Its design in 1913 and restructuring in 1935 centered around keeping the Fed insulated from political pressures. Seventeen U.S. presidents, from Wilson through Obama, have largely respected that operating autonomy, at least in their public pronouncements. But Trump has thrown prudence and discretion in dealing with the Fed to the winds.
So the Fed is in a hard place. It must meet its statutory mandate of maintaining stable prices consistent with maximum employment. But it must also defend its own autonomy against pressure from Trump.
This is not a minor issue. The most important aspect of any central bank is its credibility. This is hard to win and easy to lose. And the reputation of the U.S. central bank determines the reputation of the U.S. dollar as an international reserve currency and of U.S. capital markets as the safest refuge in any global economic storms. Allow a U.S. president to dictate U.S. monetary policy and that all erodes if not immediately collapses.
Legally, Powell and his colleagues should feel no pressure. There is nothing in the Federal Reserve Act that allows a president to fire any member of the Board of Governors over policy differences. Some 85 years of precedent and tradition oppose it. But Donald Trump does lots of things for which he has little constitutional or statutory authority. The separation of powers that underpins our democracy only functions as long as each branch is willing to check and balance as needed.
As long as the GOP majority in the Senate is complaisant with any Trump action, Federal Reserve officials can fear that Trump might provoke a financial and constitutional crisis by attempting to fire Powell or other governors. Administration policies are already the major source of uncertainty in a fragile global economy. An overt attack on Fed autonomy would raise that exponentially.
It is reassuring that Eccles provided for such an eventuality.
The structure of our central bank has always been rooted in a rift going back to Thomas Jefferson and Alexander Hamilton. One side is the Jeffersonian public fear of the power of concentrated money. The other is a quasi-Hamiltonian fear of the power of concentrated government. That split caused the establishment of a decentralized central bank with 12 autonomous branches in 1913.
It also underlaid Eccles' 1935 design of monetary policy controlled by a committee made up of governors appointed by presidents and confirmed by the Senate, balanced by presidents of the 12 district banks. These banks legally are individually chartered private corporations. Their presidents are chosen by their respective boards of directors. The president and Congress have no power whatsoever over these presidents without deep revisions in the Federal Reserve Act.
Yes, there are seven governors and only five presidents voting in any single meeting. But global confidence in the Fed’s autonomy is such that no chair can move any monetary policy action that would provoke more than two, or in an extreme case, three dissents on any vote. The chair’s motion always carries, but only because a wise chair knows not to make a motion that will fail or even be challenged.

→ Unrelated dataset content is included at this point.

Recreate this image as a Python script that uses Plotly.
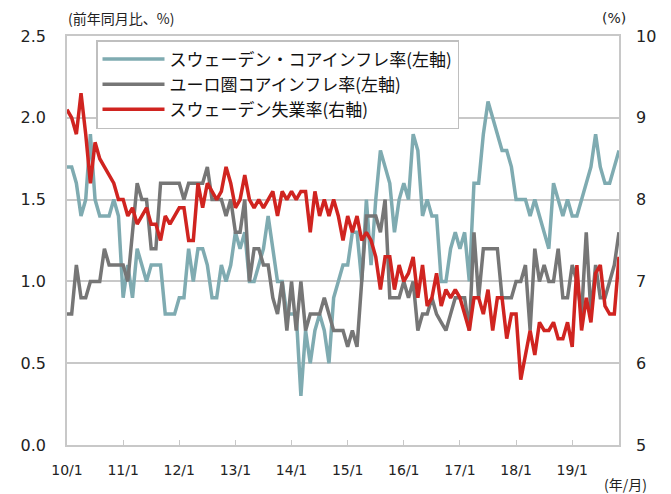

Thus, the district bank members of the FOMC can flip the president of the United States the bird. That is just what two of them did at the July-end meeting. The press focused on apparent wavering by Powell at the press conference and ignored the role of the two dissents.
Powell’s personal position probably was for only a quarter-point drop. But it is also likely that if he had moved a half-point drop, he would have faced three dissents or even more. That would have made Wednesday’s roiling of financial markets look like a sneeze.
Reporters do not understand the subtle diffusion of decision-making power within the Federal Reserve. Conventional practice is to treat the chair as a monarch with the other six governors as Guardians of the Monetary Chamber Pot and the 12 district presidents as mere spear carriers in the royal retinue. This reflects ignorance and it confuses not only the general public, but financial markets. It certainly did after this meeting.
For a more salient example, return to the first foreshock of the great financial debacle. Around Aug.10, 2007, commercial paper markets started to seize up, especially in Europe. These are markets in which very-short-term, unsecured corporate IOUs are bought and sold. Suddenly, there were no buyers to meet normal offerings.
The European Central Bank pumped in some 45 billion euros in one day to restore normal market liquidity. The U.S. Fed put in nearly as much over two days. This size intervention was unprecedented in human history.
The FOMC had an emergency teleconference meeting on Aug. 10, 2007, decided no interest rate change was needed and issued a bland statement merely noting it had discussed the situation.
On Aug. 17, it conferred again. Once more it did nothing and issued the required statement. This listed all the committee members, starting with Chair Ben Bernanke. Apparently, all agreed that nothing need be done.
But then on the same day the Board of Governors, which is the FOMC minus the district presidents, issued a statement that it had met and had decided to approve a lowering of the discount rate. This is the rate at which the Fed loans directly to banks. It is largely symbolic. But it is a rate in which the Board has a say, even if most district bank presidents are opposed.
Even here, it does not have control. It can only approve requests for changes that come from “one or more” district banks. Two banks had requested a lowering. Ten did not think it wise. But the Governors could lower this rate for the whole nation based on such tenuous grounding.
The important fact here was that the Fed was internally split. Bernanke could not get support from a 12-member committee for the reduction in an important interest rate. So he fell back on support in a seven-person board for a change in a largely irrelevant one. Perhaps he intended to send a message to global markets that the Board was aware and watching. But it also sent a message that the power of the Fed Chair is highly limited. The media were oblivious to this.
Two Fed presidents threw an important marker down in front of the president this week. Even if he succeeds in hectoring the Board into doing his will, the district presidents have veto power. Trump’s economic advisers will understand this if he doesn’t.